* [Given material]:
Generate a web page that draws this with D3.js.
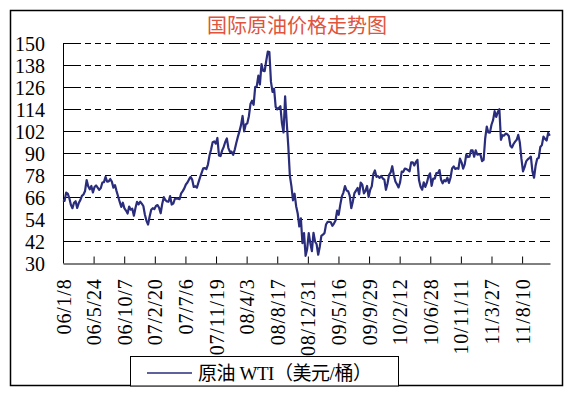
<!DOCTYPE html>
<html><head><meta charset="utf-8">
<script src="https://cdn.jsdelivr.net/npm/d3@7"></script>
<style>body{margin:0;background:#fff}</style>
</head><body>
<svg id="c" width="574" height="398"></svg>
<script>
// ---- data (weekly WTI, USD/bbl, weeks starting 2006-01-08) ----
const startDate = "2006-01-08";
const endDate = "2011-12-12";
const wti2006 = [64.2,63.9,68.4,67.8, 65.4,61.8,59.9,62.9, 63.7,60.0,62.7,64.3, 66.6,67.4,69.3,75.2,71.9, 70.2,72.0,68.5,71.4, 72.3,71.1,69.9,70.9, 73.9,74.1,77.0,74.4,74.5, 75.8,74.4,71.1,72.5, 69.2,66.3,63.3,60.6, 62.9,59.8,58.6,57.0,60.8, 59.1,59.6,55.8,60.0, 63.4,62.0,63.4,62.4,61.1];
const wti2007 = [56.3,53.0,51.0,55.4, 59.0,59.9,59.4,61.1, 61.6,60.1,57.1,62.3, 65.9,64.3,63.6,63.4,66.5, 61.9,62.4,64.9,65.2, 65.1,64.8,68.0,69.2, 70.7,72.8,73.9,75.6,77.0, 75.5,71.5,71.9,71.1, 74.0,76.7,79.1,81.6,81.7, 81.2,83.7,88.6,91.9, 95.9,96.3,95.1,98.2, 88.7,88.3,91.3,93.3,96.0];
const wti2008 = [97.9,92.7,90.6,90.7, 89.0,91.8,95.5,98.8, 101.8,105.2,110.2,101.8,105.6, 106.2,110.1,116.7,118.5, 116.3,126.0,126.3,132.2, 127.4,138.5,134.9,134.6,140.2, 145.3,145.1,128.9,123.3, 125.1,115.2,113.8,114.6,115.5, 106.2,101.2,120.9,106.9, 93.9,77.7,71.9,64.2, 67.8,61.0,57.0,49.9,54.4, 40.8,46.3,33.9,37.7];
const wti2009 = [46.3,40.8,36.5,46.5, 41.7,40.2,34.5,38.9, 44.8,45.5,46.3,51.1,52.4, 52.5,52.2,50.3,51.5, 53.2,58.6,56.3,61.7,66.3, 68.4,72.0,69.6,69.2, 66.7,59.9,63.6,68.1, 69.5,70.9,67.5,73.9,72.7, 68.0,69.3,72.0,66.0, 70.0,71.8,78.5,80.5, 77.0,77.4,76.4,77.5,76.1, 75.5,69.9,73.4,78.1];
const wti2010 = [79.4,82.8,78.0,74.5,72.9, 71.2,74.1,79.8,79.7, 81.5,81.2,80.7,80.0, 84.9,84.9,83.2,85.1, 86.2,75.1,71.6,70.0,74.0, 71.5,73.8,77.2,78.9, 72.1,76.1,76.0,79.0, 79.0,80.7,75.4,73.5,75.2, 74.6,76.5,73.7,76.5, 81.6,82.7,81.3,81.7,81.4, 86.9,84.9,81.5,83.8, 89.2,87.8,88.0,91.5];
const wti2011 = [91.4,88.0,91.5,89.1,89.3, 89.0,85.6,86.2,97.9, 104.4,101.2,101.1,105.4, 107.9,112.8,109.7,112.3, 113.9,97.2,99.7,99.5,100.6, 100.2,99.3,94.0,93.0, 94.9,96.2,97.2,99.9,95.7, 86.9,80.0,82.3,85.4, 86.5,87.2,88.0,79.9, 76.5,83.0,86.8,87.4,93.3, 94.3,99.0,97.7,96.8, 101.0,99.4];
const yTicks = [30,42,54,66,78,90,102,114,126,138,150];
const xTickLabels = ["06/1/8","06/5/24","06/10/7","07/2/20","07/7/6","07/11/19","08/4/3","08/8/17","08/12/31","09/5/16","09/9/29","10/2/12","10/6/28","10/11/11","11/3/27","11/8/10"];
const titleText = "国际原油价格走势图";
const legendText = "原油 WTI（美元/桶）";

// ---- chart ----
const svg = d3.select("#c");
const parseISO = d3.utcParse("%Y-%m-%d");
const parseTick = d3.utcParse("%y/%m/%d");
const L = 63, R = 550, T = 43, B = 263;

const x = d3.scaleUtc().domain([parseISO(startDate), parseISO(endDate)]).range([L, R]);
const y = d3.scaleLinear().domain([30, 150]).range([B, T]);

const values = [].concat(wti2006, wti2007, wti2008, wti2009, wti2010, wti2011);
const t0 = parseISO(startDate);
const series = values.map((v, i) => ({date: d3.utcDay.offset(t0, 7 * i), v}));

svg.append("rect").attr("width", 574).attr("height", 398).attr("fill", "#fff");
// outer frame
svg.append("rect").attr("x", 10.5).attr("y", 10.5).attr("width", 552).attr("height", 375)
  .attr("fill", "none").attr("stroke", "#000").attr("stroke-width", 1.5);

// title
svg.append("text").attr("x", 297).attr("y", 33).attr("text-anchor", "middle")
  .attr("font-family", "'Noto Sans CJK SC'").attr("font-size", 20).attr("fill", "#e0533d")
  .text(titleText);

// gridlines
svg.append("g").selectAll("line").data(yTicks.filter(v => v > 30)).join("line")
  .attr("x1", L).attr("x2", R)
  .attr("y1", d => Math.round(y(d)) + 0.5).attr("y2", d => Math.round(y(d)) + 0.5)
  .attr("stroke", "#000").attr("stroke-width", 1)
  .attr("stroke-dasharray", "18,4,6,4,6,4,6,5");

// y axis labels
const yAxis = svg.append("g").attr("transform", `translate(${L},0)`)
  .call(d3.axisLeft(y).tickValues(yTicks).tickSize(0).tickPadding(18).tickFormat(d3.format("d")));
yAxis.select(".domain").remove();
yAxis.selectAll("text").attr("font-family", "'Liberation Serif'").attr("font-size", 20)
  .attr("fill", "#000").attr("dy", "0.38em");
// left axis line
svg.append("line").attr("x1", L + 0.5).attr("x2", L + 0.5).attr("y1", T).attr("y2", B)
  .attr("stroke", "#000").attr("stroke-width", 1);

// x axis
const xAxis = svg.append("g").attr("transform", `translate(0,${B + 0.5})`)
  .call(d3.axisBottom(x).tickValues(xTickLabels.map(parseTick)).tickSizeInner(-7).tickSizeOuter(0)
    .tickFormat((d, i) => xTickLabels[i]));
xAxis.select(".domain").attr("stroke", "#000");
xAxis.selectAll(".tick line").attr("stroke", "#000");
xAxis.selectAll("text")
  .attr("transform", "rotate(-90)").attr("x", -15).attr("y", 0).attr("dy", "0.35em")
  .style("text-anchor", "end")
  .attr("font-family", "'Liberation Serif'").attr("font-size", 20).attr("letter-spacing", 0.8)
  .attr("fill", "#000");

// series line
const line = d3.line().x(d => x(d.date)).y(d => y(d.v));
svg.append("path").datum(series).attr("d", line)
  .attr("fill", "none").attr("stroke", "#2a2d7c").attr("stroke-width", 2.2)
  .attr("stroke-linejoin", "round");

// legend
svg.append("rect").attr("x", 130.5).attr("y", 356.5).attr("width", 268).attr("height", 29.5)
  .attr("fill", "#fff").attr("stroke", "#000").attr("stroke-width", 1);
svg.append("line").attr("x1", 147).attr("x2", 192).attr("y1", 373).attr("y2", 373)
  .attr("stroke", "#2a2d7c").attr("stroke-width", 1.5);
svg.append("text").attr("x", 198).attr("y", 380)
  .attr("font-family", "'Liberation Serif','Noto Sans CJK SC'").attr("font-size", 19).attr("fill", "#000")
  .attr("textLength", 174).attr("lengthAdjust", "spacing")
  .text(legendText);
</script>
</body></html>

* [Exercise description]:
Transcribe the material exactly, leaving every picture out.

* [Worked solution]:
Generate a web page that draws this with D3.js.
<!DOCTYPE html>
<html><head><meta charset="utf-8">
<script src="https://cdn.jsdelivr.net/npm/d3@7"></script>
<style>body{margin:0;background:#fff}</style>
</head><body>
<svg id="c" width="574" height="398"></svg>
<script>
// ---- data (weekly WTI, USD/bbl, weeks starting 2006-01-08) ----
const startDate = "2006-01-08";
const endDate = "2011-12-12";
const wti2006 = [64.2,63.9,68.4,67.8, 65.4,61.8,59.9,62.9, 63.7,60.0,62.7,64.3, 66.6,67.4,69.3,75.2,71.9, 70.2,72.0,68.5,71.4, 72.3,71.1,69.9,70.9, 73.9,74.1,77.0,74.4,74.5, 75.8,74.4,71.1,72.5, 69.2,66.3,63.3,60.6, 62.9,59.8,58.6,57.0,60.8, 59.1,59.6,55.8,60.0, 63.4,62.0,63.4,62.4,61.1];
const wti2007 = [56.3,53.0,51.0,55.4, 59.0,59.9,59.4,61.1, 61.6,60.1,57.1,62.3, 65.9,64.3,63.6,63.4,66.5, 61.9,62.4,64.9,65.2, 65.1,64.8,68.0,69.2, 70.7,72.8,73.9,75.6,77.0, 75.5,71.5,71.9,71.1, 74.0,76.7,79.1,81.6,81.7, 81.2,83.7,88.6,91.9, 95.9,96.3,95.1,98.2, 88.7,88.3,91.3,93.3,96.0];
const wti2008 = [97.9,92.7,90.6,90.7, 89.0,91.8,95.5,98.8, 101.8,105.2,110.2,101.8,105.6, 106.2,110.1,116.7,118.5, 116.3,126.0,126.3,132.2, 127.4,138.5,134.9,134.6,140.2, 145.3,145.1,128.9,123.3, 125.1,115.2,113.8,114.6,115.5, 106.2,101.2,120.9,106.9, 93.9,77.7,71.9,64.2, 67.8,61.0,57.0,49.9,54.4, 40.8,46.3,33.9,37.7];
const wti2009 = [46.3,40.8,36.5,46.5, 41.7,40.2,34.5,38.9, 44.8,45.5,46.3,51.1,52.4, 52.5,52.2,50.3,51.5, 53.2,58.6,56.3,61.7,66.3, 68.4,72.0,69.6,69.2, 66.7,59.9,63.6,68.1, 69.5,70.9,67.5,73.9,72.7, 68.0,69.3,72.0,66.0, 70.0,71.8,78.5,80.5, 77.0,77.4,76.4,77.5,76.1, 75.5,69.9,73.4,78.1];
const wti2010 = [79.4,82.8,78.0,74.5,72.9, 71.2,74.1,79.8,79.7, 81.5,81.2,80.7,80.0, 84.9,84.9,83.2,85.1, 86.2,75.1,71.6,70.0,74.0, 71.5,73.8,77.2,78.9, 72.1,76.1,76.0,79.0, 79.0,80.7,75.4,73.5,75.2, 74.6,76.5,73.7,76.5, 81.6,82.7,81.3,81.7,81.4, 86.9,84.9,81.5,83.8, 89.2,87.8,88.0,91.5];
const wti2011 = [91.4,88.0,91.5,89.1,89.3, 89.0,85.6,86.2,97.9, 104.4,101.2,101.1,105.4, 107.9,112.8,109.7,112.3, 113.9,97.2,99.7,99.5,100.6, 100.2,99.3,94.0,93.0, 94.9,96.2,97.2,99.9,95.7, 86.9,80.0,82.3,85.4, 86.5,87.2,88.0,79.9, 76.5,83.0,86.8,87.4,93.3, 94.3,99.0,97.7,96.8, 101.0,99.4];
const yTicks = [30,42,54,66,78,90,102,114,126,138,150];
const xTickLabels = ["06/1/8","06/5/24","06/10/7","07/2/20","07/7/6","07/11/19","08/4/3","08/8/17","08/12/31","09/5/16","09/9/29","10/2/12","10/6/28","10/11/11","11/3/27","11/8/10"];
const titleText = "国际原油价格走势图";
const legendText = "原油 WTI（美元/桶）";

// ---- chart ----
const svg = d3.select("#c");
const parseISO = d3.utcParse("%Y-%m-%d");
const parseTick = d3.utcParse("%y/%m/%d");
const L = 63, R = 550, T = 43, B = 263;

const x = d3.scaleUtc().domain([parseISO(startDate), parseISO(endDate)]).range([L, R]);
const y = d3.scaleLinear().domain([30, 150]).range([B, T]);

const values = [].concat(wti2006, wti2007, wti2008, wti2009, wti2010, wti2011);
const t0 = parseISO(startDate);
const series = values.map((v, i) => ({date: d3.utcDay.offset(t0, 7 * i), v}));

svg.append("rect").attr("width", 574).attr("height", 398).attr("fill", "#fff");
// outer frame
svg.append("rect").attr("x", 10.5).attr("y", 10.5).attr("width", 552).attr("height", 375)
  .attr("fill", "none").attr("stroke", "#000").attr("stroke-width", 1.5);

// title
svg.append("text").attr("x", 297).attr("y", 33).attr("text-anchor", "middle")
  .attr("font-family", "'Noto Sans CJK SC'").attr("font-size", 20).attr("fill", "#e0533d")
  .text(titleText);

// gridlines
svg.append("g").selectAll("line").data(yTicks.filter(v => v > 30)).join("line")
  .attr("x1", L).attr("x2", R)
  .attr("y1", d => Math.round(y(d)) + 0.5).attr("y2", d => Math.round(y(d)) + 0.5)
  .attr("stroke", "#000").attr("stroke-width", 1)
  .attr("stroke-dasharray", "18,4,6,4,6,4,6,5");

// y axis labels
const yAxis = svg.append("g").attr("transform", `translate(${L},0)`)
  .call(d3.axisLeft(y).tickValues(yTicks).tickSize(0).tickPadding(18).tickFormat(d3.format("d")));
yAxis.select(".domain").remove();
yAxis.selectAll("text").attr("font-family", "'Liberation Serif'").attr("font-size", 20)
  .attr("fill", "#000").attr("dy", "0.38em");
// left axis line
svg.append("line").attr("x1", L + 0.5).attr("x2", L + 0.5).attr("y1", T).attr("y2", B)
  .attr("stroke", "#000").attr("stroke-width", 1);

// x axis
const xAxis = svg.append("g").attr("transform", `translate(0,${B + 0.5})`)
  .call(d3.axisBottom(x).tickValues(xTickLabels.map(parseTick)).tickSizeInner(-7).tickSizeOuter(0)
    .tickFormat((d, i) => xTickLabels[i]));
xAxis.select(".domain").attr("stroke", "#000");
xAxis.selectAll(".tick line").attr("stroke", "#000");
xAxis.selectAll("text")
  .attr("transform", "rotate(-90)").attr("x", -15).attr("y", 0).attr("dy", "0.35em")
  .style("text-anchor", "end")
  .attr("font-family", "'Liberation Serif'").attr("font-size", 20).attr("letter-spacing", 0.8)
  .attr("fill", "#000");

// series line
const line = d3.line().x(d => x(d.date)).y(d => y(d.v));
svg.append("path").datum(series).attr("d", line)
  .attr("fill", "none").attr("stroke", "#2a2d7c").attr("stroke-width", 2.2)
  .attr("stroke-linejoin", "round");

// legend
svg.append("rect").attr("x", 130.5).attr("y", 356.5).attr("width", 268).attr("height", 29.5)
  .attr("fill", "#fff").attr("stroke", "#000").attr("stroke-width", 1);
svg.append("line").attr("x1", 147).attr("x2", 192).attr("y1", 373).attr("y2", 373)
  .attr("stroke", "#2a2d7c").attr("stroke-width", 1.5);
svg.append("text").attr("x", 198).attr("y", 380)
  .attr("font-family", "'Liberation Serif','Noto Sans CJK SC'").attr("font-size", 19).attr("fill", "#000")
  .attr("textLength", 174).attr("lengthAdjust", "spacing")
  .text(legendText);
</script>
</body></html>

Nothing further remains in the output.